■ Supplied data
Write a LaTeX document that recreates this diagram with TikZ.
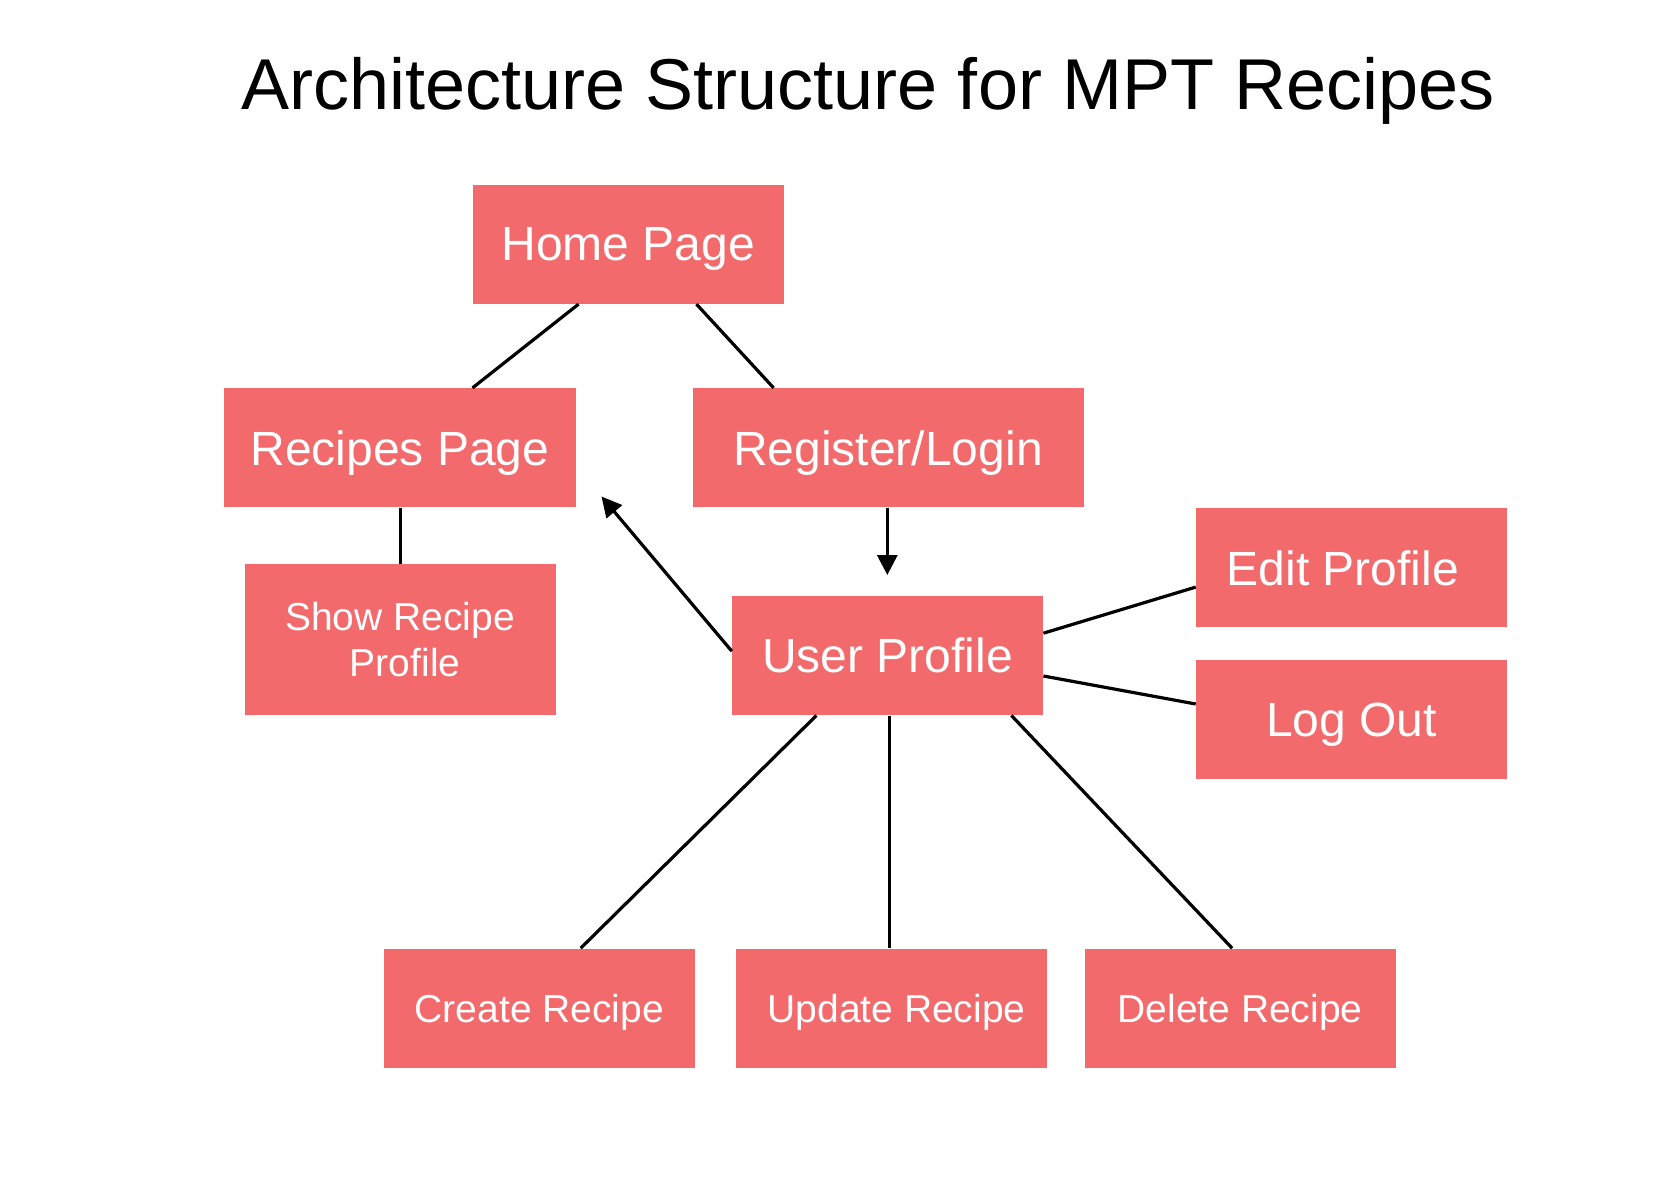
\documentclass[tikz,border=0pt]{standalone}
\usepackage{fontspec}
\setmainfont{Liberation Sans}
\usetikzlibrary{arrows.meta,calc}
\definecolor{boxred}{RGB}{242,106,108}
\begin{document}
\begin{tikzpicture}[x=0.5pt,y=-0.5pt,
  box/.style={fill=boxred,text=white,inner sep=0pt,anchor=north west,
    minimum width=155.4pt,minimum height=59.5pt,text depth=0pt,
    font=\fontsize{24}{28}\selectfont},
  smallbox/.style={box,font=\fontsize{19.5}{23}\selectfont,align=center},
  conn/.style={line width=1.6pt,black},
  arr/.style={conn,-{Triangle[length=10pt,width=10pt]}}]
\fill[white] (0,0) rectangle (1680,1188);
\useasboundingbox (0,0) rectangle (1680,1188);
\node[font=\fontsize{36}{42}\selectfont,anchor=base] (title) at (868,110) {Architecture Structure for MPT Recipes};
\node[box] (home) at (472.5,184.3) {Home Page};
\node[box,minimum width=175.7pt] (recipes) at (223.9,387.9) {Recipes Page};
\node[box,minimum width=195.5pt] (register) at (692.1,387.9) {Register/Login};
\node[smallbox,minimum height=75.5pt,text depth=] (show) at (244.3,563.6) {Show Recipe\\\hspace*{5pt}Profile};
\node[box] (user) at (731.8,595.7) {User Profile};
\node[box] (edit) at (1195.7,507.9) {Edit Profile\hspace*{8.6pt}};
\node[box] (logout) at (1195.7,660) {Log Out};
\node[smallbox] (create) at (383.6,948.2) {Create Recipe};
\node[smallbox] (update) at (736,948.2) {\hspace*{4.8pt}Update Recipe};
\node[smallbox] (delete) at (1084.3,948.2) {Delete Recipe};
% connectors
\draw[conn] ($(home.south west)+(106.1,0)$) -- ($(recipes.north west)+(248.6,0)$);
\draw[conn] ($(home.south west)+(223.9,0)$) -- ($(register.north west)+(81.5,0)$);
\draw[conn] (recipes.south -| show.north) -- (show.north);
\coordinate (regtip) at (887.3,575);
\draw[arr] (register.south -| regtip) -- (regtip);
\coordinate (rectip) at (601.5,496.5);
\draw[arr] ($(user.north west)+(0,55.5)$) -- (rectip);
\draw[conn] ($(user.north east)+(0,37.5)$) -- ($(edit.north west)+(0,79.2)$);
\draw[conn] ($(user.north east)+(0,80.3)$) -- ($(logout.north west)+(0,44)$);
\draw[conn] ($(user.south west)+(84.6,0)$) -- ($(create.north west)+(197.1,0)$);
\draw[conn] ($(user.south west)+(157.5,0)$) -- ($(update.north west)+(153.3,0)$);
\draw[conn] ($(user.south west)+(279.6,0)$) -- ($(delete.north west)+(147.8,0)$);
\end{tikzpicture}
\end{document}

■ Aim of the exercise
The material above must be printed exactly, with its pictures left out.

■ Expected answer
Write a LaTeX document that recreates this diagram with TikZ.
\documentclass[tikz,border=0pt]{standalone}
\usepackage{fontspec}
\setmainfont{Liberation Sans}
\usetikzlibrary{arrows.meta,calc}
\definecolor{boxred}{RGB}{242,106,108}
\begin{document}
\begin{tikzpicture}[x=0.5pt,y=-0.5pt,
  box/.style={fill=boxred,text=white,inner sep=0pt,anchor=north west,
    minimum width=155.4pt,minimum height=59.5pt,text depth=0pt,
    font=\fontsize{24}{28}\selectfont},
  smallbox/.style={box,font=\fontsize{19.5}{23}\selectfont,align=center},
  conn/.style={line width=1.6pt,black},
  arr/.style={conn,-{Triangle[length=10pt,width=10pt]}}]
\fill[white] (0,0) rectangle (1680,1188);
\useasboundingbox (0,0) rectangle (1680,1188);
\node[font=\fontsize{36}{42}\selectfont,anchor=base] (title) at (868,110) {Architecture Structure for MPT Recipes};
\node[box] (home) at (472.5,184.3) {Home Page};
\node[box,minimum width=175.7pt] (recipes) at (223.9,387.9) {Recipes Page};
\node[box,minimum width=195.5pt] (register) at (692.1,387.9) {Register/Login};
\node[smallbox,minimum height=75.5pt,text depth=] (show) at (244.3,563.6) {Show Recipe\\\hspace*{5pt}Profile};
\node[box] (user) at (731.8,595.7) {User Profile};
\node[box] (edit) at (1195.7,507.9) {Edit Profile\hspace*{8.6pt}};
\node[box] (logout) at (1195.7,660) {Log Out};
\node[smallbox] (create) at (383.6,948.2) {Create Recipe};
\node[smallbox] (update) at (736,948.2) {\hspace*{4.8pt}Update Recipe};
\node[smallbox] (delete) at (1084.3,948.2) {Delete Recipe};
% connectors
\draw[conn] ($(home.south west)+(106.1,0)$) -- ($(recipes.north west)+(248.6,0)$);
\draw[conn] ($(home.south west)+(223.9,0)$) -- ($(register.north west)+(81.5,0)$);
\draw[conn] (recipes.south -| show.north) -- (show.north);
\coordinate (regtip) at (887.3,575);
\draw[arr] (register.south -| regtip) -- (regtip);
\coordinate (rectip) at (601.5,496.5);
\draw[arr] ($(user.north west)+(0,55.5)$) -- (rectip);
\draw[conn] ($(user.north east)+(0,37.5)$) -- ($(edit.north west)+(0,79.2)$);
\draw[conn] ($(user.north east)+(0,80.3)$) -- ($(logout.north west)+(0,44)$);
\draw[conn] ($(user.south west)+(84.6,0)$) -- ($(create.north west)+(197.1,0)$);
\draw[conn] ($(user.south west)+(157.5,0)$) -- ($(update.north west)+(153.3,0)$);
\draw[conn] ($(user.south west)+(279.6,0)$) -- ($(delete.north west)+(147.8,0)$);
\end{tikzpicture}
\end{document}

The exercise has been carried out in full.